Key areas in the 26th Infantry Regiment's movement
December 16th Lund’s unit was “alerted for employment in the Ardennes” area in eastern Belgium. The whole skirmish in the region would later come to be known as the Battle of the Bulge, a major German campaign on the Western Front.
December 17th Reaching Camp Elsenborn, the 26th Infantry was ordered to “contain the enemy’s drive and prevent it from spreading north. Priority was placed on occupying Butgenbach, which was the “next town on the projected northern route of the enemy.”
The 26th Infantry secured the town by sunset. In preparation for an expected German counterattack, the 2nd Battalion then received the order to “defend the high ground east, southeast and south of Dom Butchenbach.” The commander had made it clear that the defense was to be held at all costs. Consequently, that evening, the motto, “We fight and die here,” was “adopted by the battalion for the defense of its vital position.”
The 26th Infantry Regiment en route to Dom Butgenbach
December 19th Several small skirmishes occurred between the 2nd Battalion and German troops on, but the enemy was quickly eliminated “by means of grenades and bazooka fire.”
Early morning, the first major enemy offensive was “launched when 20 truckloads of enemy infantry detrucked 700 yards” from the southeast defensive line.
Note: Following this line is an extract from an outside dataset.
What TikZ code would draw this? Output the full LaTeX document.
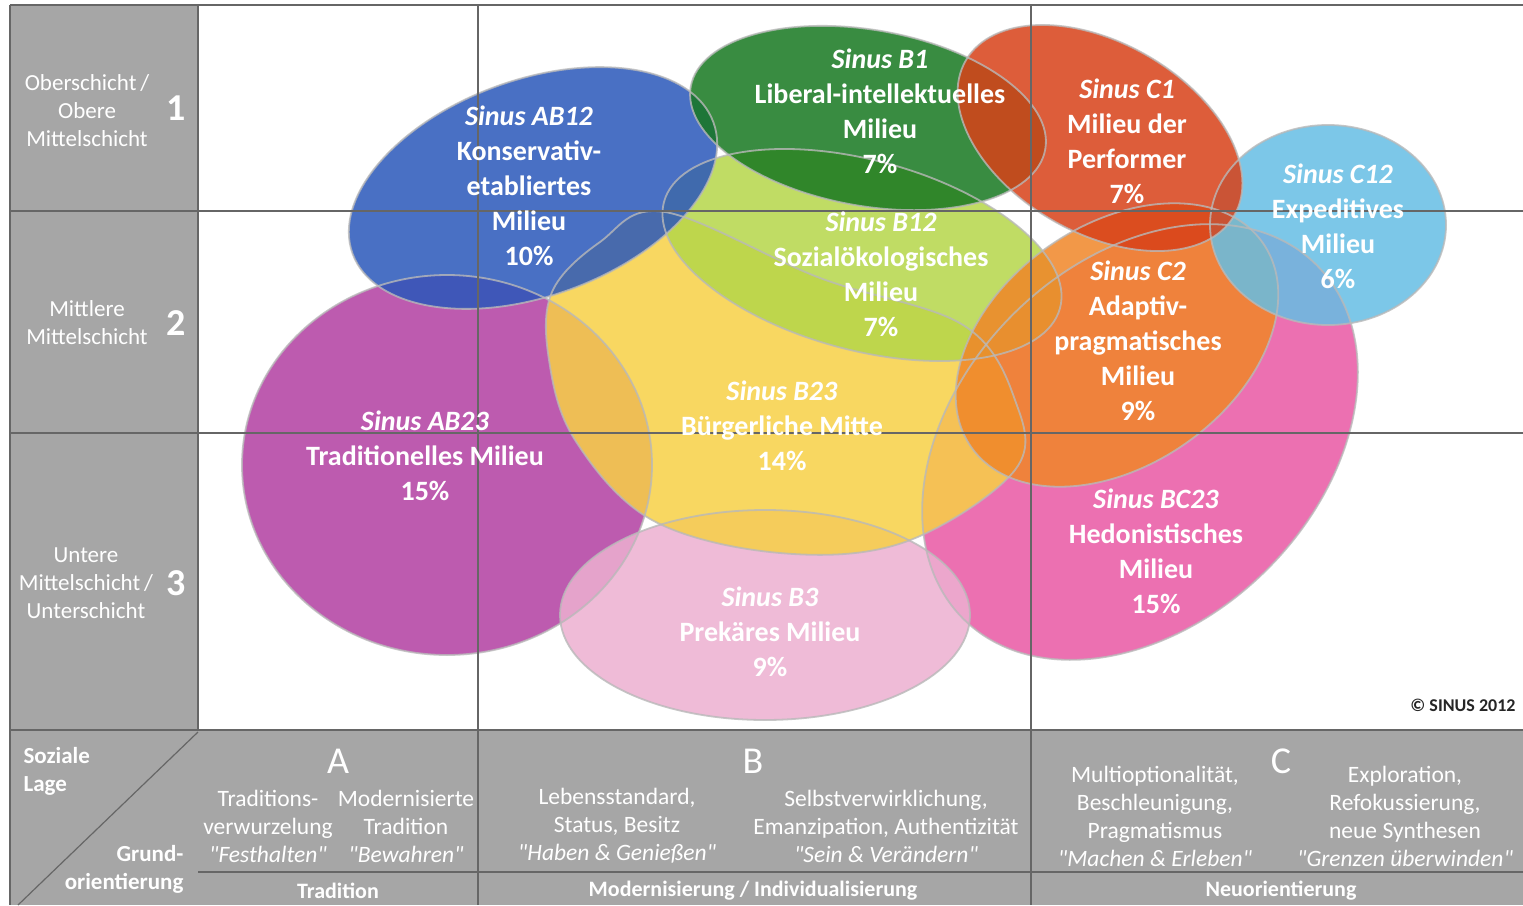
\documentclass[tikz,border=0pt]{standalone}
\usepackage{fontspec}
\newfontfamily\calibri{Carlito}

\definecolor{trad}{RGB}{178,63,162}
\definecolor{hedo}{RGB}{233,87,164}
\definecolor{prek}{RGB}{237,176,209}
\definecolor{buerg}{RGB}{247,208,70}
\definecolor{soz}{RGB}{181,214,73}
\definecolor{kons}{RGB}{42,87,186}
\definecolor{lib}{RGB}{23,120,32}
\definecolor{adap}{RGB}{240,134,40}
\definecolor{expe}{RGB}{102,190,228}
\definecolor{perf}{RGB}{216,65,24}
\definecolor{feld}{RGB}{166,166,166}

\begin{document}
\begin{tikzpicture}[x=1pt, y=-1pt,
    blob/.style={fill opacity=0.85},
    rim/.style={draw=gray!55, line width=1.8pt, draw opacity=0.8},
    raster/.style={draw=black!60, line width=1.2pt},
    milieu/.style={text=white, align=center, font=\calibri\fontsize{28}{35}\selectfont\bfseries},
    schicht/.style={text=white, align=center, font=\calibri\fontsize{23}{28}\selectfont},
    ziffer/.style={text=white, font=\calibri\fontsize{38}{40}\selectfont\bfseries},
    achse/.style={text=white, font=\calibri\fontsize{23}{28}\selectfont\bfseries},
    buchst/.style={text=white, font=\calibri\fontsize{38}{40}\selectfont},
    werte/.style={text=white, align=center, font=\calibri\fontsize{23.5}{28}\selectfont},
    leitbild/.style={text=white, font=\calibri\fontsize{22}{26}\selectfont\bfseries}
]
    % Frame and grey panels
    \useasboundingbox (0,0) rectangle (1523,905);
    \fill[white] (0,0) rectangle (1523,905);
    \fill[feld] (10,5) rectangle (198,905);
    \fill[feld] (198,730) rectangle (1523,905);

    % Milieus
    \fill[blob, trad, save path=\umTrad] (447,465) ellipse [x radius=205pt, y radius=190pt];
    \fill[blob, hedo, save path=\umHedo, rotate around={45:(1140,442)}] (1140,442) ellipse [x radius=250pt, y radius=180pt];
    \fill[blob, prek, save path=\umPrek] (765,615) ellipse [x radius=205pt, y radius=105pt];
    \fill[blob, buerg, save path=\umBuerg] plot[smooth cycle, tension=0.6] coordinates {
        (552,292) (600,242) (665,212) (820,278) (963,325) (1015,400)
        (1015,470) (905,542) (780,553) (652,520) (575,440) (549,360)};
    \fill[blob, soz, save path=\umSoz, rotate around={-15:(862,255)}] (862,255) ellipse [x radius=205pt, y radius=95pt];
    \fill[blob, kons, save path=\umKons, rotate around={20:(533,188)}] (533,188) ellipse [x radius=192pt, y radius=108pt];
    \fill[blob, lib, save path=\umLib, rotate around={-10:(868,118)}] (868,118) ellipse [x radius=180pt, y radius=88pt];
    \fill[blob, adap, save path=\umAdap, rotate around={35:(1117,345)}] (1117,345) ellipse [x radius=178pt, y radius=120pt];
    \fill[blob, expe, save path=\umExp] (1328,225) ellipse [x radius=118pt, y radius=100pt];
    \fill[blob, perf, save path=\umPerf, rotate around={-30:(1100,138)}] (1100,138) ellipse [x radius=155pt, y radius=95pt];

    % Outlines
    \foreach \um in {\umTrad, \umHedo, \umPrek, \umBuerg, \umSoz, \umKons, \umLib, \umAdap, \umExp, \umPerf}
        \draw[rim, use path=\um];

    % Grid
    \draw[raster] (10,5) -- (1523,5);
    \draw[raster] (10,5) -- (10,905);
    \draw[raster] (10,211) -- (1523,211);
    \draw[raster] (10,433) -- (1523,433);
    \draw[raster] (10,730) -- (1523,730);
    \draw[raster] (198,872) -- (1523,872);
    \draw[raster] (198,5) -- (198,730);
    \draw[raster] (478,5) -- (478,905);
    \draw[raster] (1031,5) -- (1031,905);
    \draw[raster] (198,732) -- (18,905);

    % Milieu labels
    \node[milieu] (sinus_ab12) at (529,186) {\textit{Sinus AB12}\\Konservativ-\\etabliertes\\Milieu\\10\%};
    \node[milieu] (sinus_b1) at (880,111) {\textit{Sinus B1}\\Liberal-intellektuelles\\Milieu\\7\%};
    \node[milieu] (sinus_c1) at (1127,141) {\textit{Sinus C1}\\Milieu der\\Performer\\7\%};
    \node[milieu] (sinus_c12) at (1338,226) {\textit{Sinus C12}\\Expeditives\\Milieu\\6\%};
    \node[milieu] (sinus_b12) at (881,274) {\textit{Sinus B12}\\Sozialökologisches\\Milieu\\7\%};
    \node[milieu] (sinus_c2) at (1138,341) {\textit{Sinus C2}\\Adaptiv-\\pragmatisches\\Milieu\\9\%};
    \node[milieu] (sinus_ab23) at (425,456) {\textit{Sinus AB23}\\Traditionelles Milieu\\15\%};
    \node[milieu] (sinus_b23) at (782,426) {\textit{Sinus B23}\\Bürgerliche Mitte\\14\%};
    \node[milieu] (sinus_bc23) at (1156,551) {\textit{Sinus BC23}\\Hedonistisches\\Milieu\\15\%};
    \node[milieu] (sinus_b3) at (770,632) {\textit{Sinus B3}\\Prekäres Milieu\\9\%};
    \node[font=\calibri\fontsize{18}{20}\selectfont\bfseries, text=black!85, anchor=east] (copyright) at (1519,705) {© SINUS 2012};

    % Social classes
    \node[schicht] (lage_1) at (87,111) {Oberschicht\,/\\Obere\\Mittelschicht};
    \node[ziffer] (ziffer_1) at (176,108) {1};
    \node[schicht] (lage_2) at (87,323) {Mittlere\\Mittelschicht};
    \node[ziffer] (ziffer_2) at (176,323) {2};
    \node[schicht] (lage_3) at (86,583) {Untere\\Mittelschicht\,/\\Unterschicht};
    \node[ziffer] (ziffer_3) at (176,583) {3};

    % Basic orientation
    \node[achse, align=left, anchor=west] (soziale_lage) at (20,771) {Soziale\\Lage};
    \node[achse, align=right, anchor=east] (grundorientierung) at (187,869) {Grund-\\orientierung};
    \node[buchst] (spalte_a) at (338,761) {A};
    \node[buchst] (spalte_b) at (753,761) {B};
    \node[buchst] (spalte_c) at (1281,761) {C};
    \node[werte] (a_links) at (268,826) {Traditions-\\verwurzelung\\\textit{"Festhalten"}};
    \node[werte] (a_rechts) at (406,826) {Modernisierte\\Tradition\\\textit{"Bewahren"}};
    \node[werte] (b_links) at (617,826) {Lebensstandard,\\Status, Besitz\\\textit{"Haben \& Genießen"}};
    \node[werte] (b_rechts) at (886,826) {Selbstverwirklichung,\\Emanzipation, Authentizität\\\textit{"Sein \& Verändern"}};
    \node[werte] (c_links) at (1155,816) {Multioptionalität,\\Beschleunigung,\\Pragmatismus\\\textit{"Machen \& Erleben"}};
    \node[werte] (c_rechts) at (1405,816) {Exploration,\\Refokussierung,\\neue Synthesen\\\textit{"Grenzen überwinden"}};
    \node[leitbild] (tradition) at (338,891) {Tradition};
    \node[leitbild] (modernisierung) at (753,891) {Modernisierung / Individualisierung};
    \node[leitbild] (neuorientierung) at (1281,891) {Neuorientierung};
\end{tikzpicture}
\end{document}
Joining up with about 10 tanks, German troops attacked from the east and southeast.
The defending battalions immediately called for concentrated artillery support in light of the armored tanks. For most of the day, both sides continuously traded artillery and mortar fire with hopes to weaken each other’s lines. The defensive strategy turned out to be superior and practically wiped out the entire enemy company.
With few casualties, morale remained high as the motto reiterated the necessity of holding the area at all costs.
The 2nd Battalion setting up antitank guns that would prove to be critical through the defensive campaign.
December 20th The Germans attempted to charge the line again early the following morning with “an estimated 20 tanks and a battalion of infantry” from the same directions. They were successful in disrupting communication lines between the battalions, but the defensive front lines were able to stand firm against heavy pressure. Any tanks that did make it past the line were baited and became great target practice for the antitank gunners.
Enemy fire continued to increase in intensity until sunrise, never seeming to let up as they received more reinforcements. By then, all German troops had apparently been “repulsed with heavy casualties.”
Expecting another attack, the battalions began placing antitank mines as a main line of resistance. Predictably, the enemy launched another small onset at sunset, but quickly pulled back due to supporting artillery from the defense.
Night quickly approached, and operations continued with the hasty mine field. The air was deceivingly quiet, but every soldier knew that it was “merely a shadow of calm before the severest attack of all.”
December 21st “The enemy put everything he had at his command.” German troops “laid down an intense concentration of artillery, mortar, tank and nebelwerfer fires which struck heavily on the battalion’s front line positions,” resulting in heavy casualties from direct hits on fox holes – Private Lund was one of the first men who perished that day, dying from a gunshot wound to the head in an exchange of small arms fire before the mortars hit.
By sunrise, the battle had become more intense than at any point in the preceding days. Both sides received heavy blows as tanks knocked each other out and artillery drilled the terrain. The front line fought back with everything they had available, and by noon, several units began reporting that they had successfully repelled some of the attacks. Dom Butgenbach would continue to be secured by the Allies until January 15 when the 1st Division would launch a coordinated attack.